Sadly, the North seems to be completely lacking in both the consciousness and awareness of its current situation. Virtually the entire region, unlettered, artisans and educated elite alike, are pre-occupied with the discussion of the symptoms, instead of the fundamental causes of the condition, in which their part of the country finds itself.
The Southern religious, educational, political, bureaucratic and business elite are engaged in proactive discourse about ideas and the pursuit of initiatives to advance their individual and collective interests, which invariably impacts positively on the socioeconomic fortunes of the South. While they are coming up with exotic bridges, boulevards, super malls and electric trains, generally creating multi-billion Naira business empires, their counterparts across the Niger are in the majority, dwelling on discussions that only superficially address the problems and needs of their own part of the country.
Northern Muslim clerics harp on the obligations of the rich to feed the poor but neglect to motivate the poor to exert their productive capacities for self-reliance and usefulness to society, heavily tilting towards a brand of teaching that induces in the masses, the belief that their deprivation is God-sent, when poverty is a condition that can be escaped by those who dare to strive with Divine assistance.
The Western-schooled elite of the North dwell on the same mundane issues. Institutions of learning produce ideological mavericks who, leaving school, exhibit preparedness mainly for academic pursuits, rather than productive endeavors.

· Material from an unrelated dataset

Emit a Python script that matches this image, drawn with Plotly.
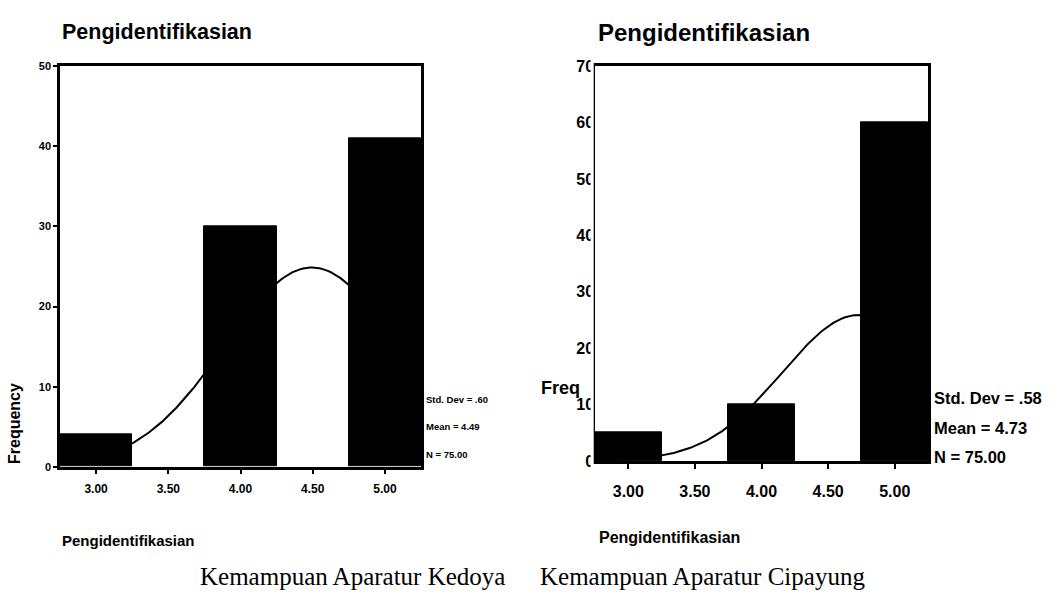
import numpy as np
import plotly.graph_objects as go

# Histogram bins (score categories) and counts for each area
bins = [3.0, 4.0, 5.0]
kedoya_counts = [4, 30, 41]
cipayung_counts = [5, 10, 60]
tick_vals = [3.0, 3.5, 4.0, 4.5, 5.0]
tick_text = ["3.00", "3.50", "4.00", "4.50", "5.00"]
bin_width = 0.5

W, H = 1058, 607


def px(x):
    return x / W


def py(y):
    return (H - y) / H


def stats(vals, counts):
    v = np.repeat(vals, counts)
    return v.mean(), v.std(ddof=1), len(v)


def normal_curve(vals, counts):
    m, s, n = stats(vals, counts)
    xs = np.linspace(2.75, 5.25, 200)
    ys = n * bin_width * np.exp(-0.5 * ((xs - m) / s) ** 2) / (s * np.sqrt(2 * np.pi))
    return xs, ys


fig = go.Figure()

# Normal curves first so the bars sit on top
for counts, xa, ya in [(kedoya_counts, "x", "y"), (cipayung_counts, "x2", "y2")]:
    cx, cy = normal_curve(bins, counts)
    fig.add_trace(go.Scatter(x=cx, y=cy, mode="lines", line=dict(color="black", width=2),
                             xaxis=xa, yaxis=ya, hoverinfo="skip"))
    fig.add_trace(go.Bar(x=bins, y=counts, width=bin_width,
                         marker=dict(color="black", line=dict(color="black", width=1)),
                         xaxis=xa, yaxis=ya))

sans = "Liberation Sans, Arial"

common_x = dict(range=[2.75, 5.25], tickvals=tick_vals, ticktext=tick_text, showgrid=False, zeroline=False,
                showline=True, linecolor="black", linewidth=2.5, mirror=True, ticks="outside",
                ticklen=4, tickwidth=2, tickcolor="black")
common_y = dict(showgrid=False, zeroline=False, showline=True, linecolor="black", linewidth=2.5,
                mirror=True, ticks="outside", ticklen=4, tickwidth=2, tickcolor="black", dtick=10)

fig.update_layout(
    width=W, height=H, margin=dict(l=0, r=0, t=0, b=0),
    paper_bgcolor="white", plot_bgcolor="white", showlegend=False, bargap=0,
    xaxis=dict(common_x, domain=[px(60), px(421)], anchor="y", ticklabelstandoff=5,
               tickfont=dict(family=sans, size=12, color="black", weight="bold")),
    yaxis=dict(common_y, domain=[py(472), py(60)], range=[0, 50], anchor="x",
               tickfont=dict(family=sans, size=11, color="black", weight="bold")),
    xaxis2=dict(common_x, domain=[px(595), px(928)], anchor="y2", ticklen=5, ticklabelstandoff=9,
                tickfont=dict(family=sans, size=16, color="black", weight="bold")),
    yaxis2=dict(common_y, domain=[py(466), py(60)], range=[0, 70], anchor="x2", ticklen=0,
                ticklabelstandoff=-5,
                tickfont=dict(family=sans, size=16, color="black", weight="bold")),
)

# White strip hides the right part of the right-hand y tick labels
fig.add_shape(type="rect", xref="paper", yref="paper", x0=px(590.5), x1=px(593.7), y0=py(475), y1=py(50),
              fillcolor="white", line=dict(width=0), layer="above")

ann = []


def text(x, y, s, size, family, xanchor="left", angle=0, bold=True):
    ann.append(dict(x=px(x), y=py(y), xref="paper", yref="paper", text=s, showarrow=False,
                    xanchor=xanchor, yanchor="middle", textangle=angle,
                    font=dict(family=family, size=size, color="black", weight="bold" if bold else "normal")))


# Titles
text(60, 25, "Pengidentifikasian", 21.5, sans)
text(596, 25, "Pengidentifikasian", 24, sans)

# Axis titles
text(14, 428, "Frequency", 16, sans, xanchor="center", angle=-90)
text(539, 391, "Freq", 18, sans)
text(60, 548, "Pengidentifikasian", 15, sans)
text(597, 545, "Pengidentifikasian", 16, sans)

# Summary statistics beside each histogram
for (counts, x0, ys, size, fam) in [(kedoya_counts, 424, [403, 431, 459], 9.5, sans),
                                     (cipayung_counts, 932, [401, 432, 462], 16.5, sans)]:
    m, s, n = stats(bins, counts)
    sd = f"{s:.2f}".lstrip("0")
    text(x0, ys[0], f"Std. Dev = {sd}", size, fam)
    text(x0, ys[1], f"Mean = {m:.2f}", size, fam)
    text(x0, ys[2], f"N = {n:.2f}", size, fam)

# Captions under each chart
text(352, 585, "Kemampuan Aparatur Kedoya", 25, "Liberation Serif, Times New Roman", xanchor="center", bold=False)
text(702, 585, "Kemampuan Aparatur Cipayung", 25, "Liberation Serif, Times New Roman", xanchor="center", bold=False)

fig.update_layout(annotations=ann)
fig.write_html("out.html")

The object of education in the North seems to be to serve solely as the tool for securing instant personal prosperity, through lucrative, white collar employment.
As for the Northern political leadership, they have realized that it is more politically smart and safer to play along with the general psyche of the people that identify charity and generosity as the sole marks of good governance. Individual politicians in the North secure acceptance through the distribution of material largess to the masses, while governments allocate substantial resources to social spending and various forms of welfare, in order to be seen as responsive to what the people want but not necessarily catering to what the people and society actually need.
An aspect of this state of affairs that raises greater concern and foreboding for the future of Northern Nigeria, against the backdrop of the ever stiffening competition amongst the nation’s component parts, is the general subscription to this backward perspective on governance by generality of the young people. The youth of Northern Nigeria through both opinion and attitude tend to exhibit that characteristic sense of entitlement to prosperity and status, without acquiring the requisite qualifications that confer such eligibility. It is a disposition that held the North back in the past and it will continue to encumber the North into the future.
The only panacea against this dark potentiality for the North is the embrace of positive and proactive attitude to development and political will to identify the real challenges, stare the realities in the face, and deal with them. Northern political leaders should jettison their bid for cheap popularity and exhibit cross partisan resolve for doing what is right, even if unpopular.
Democracy does not have to be a mob rule, where the masses always impose their will. The onus of steering the course of society and controlling the collective fate and destiny of the people is thrust on the shoulders of leaders and thus, those entrusted with power are not in a popularity contest. Their greater obligation is not to give the people what they want but secure for the society what it needs.
Abu Shekara, a former Deputy Editor, Leadership Newspapers, sent this from Arkila, Sokoto.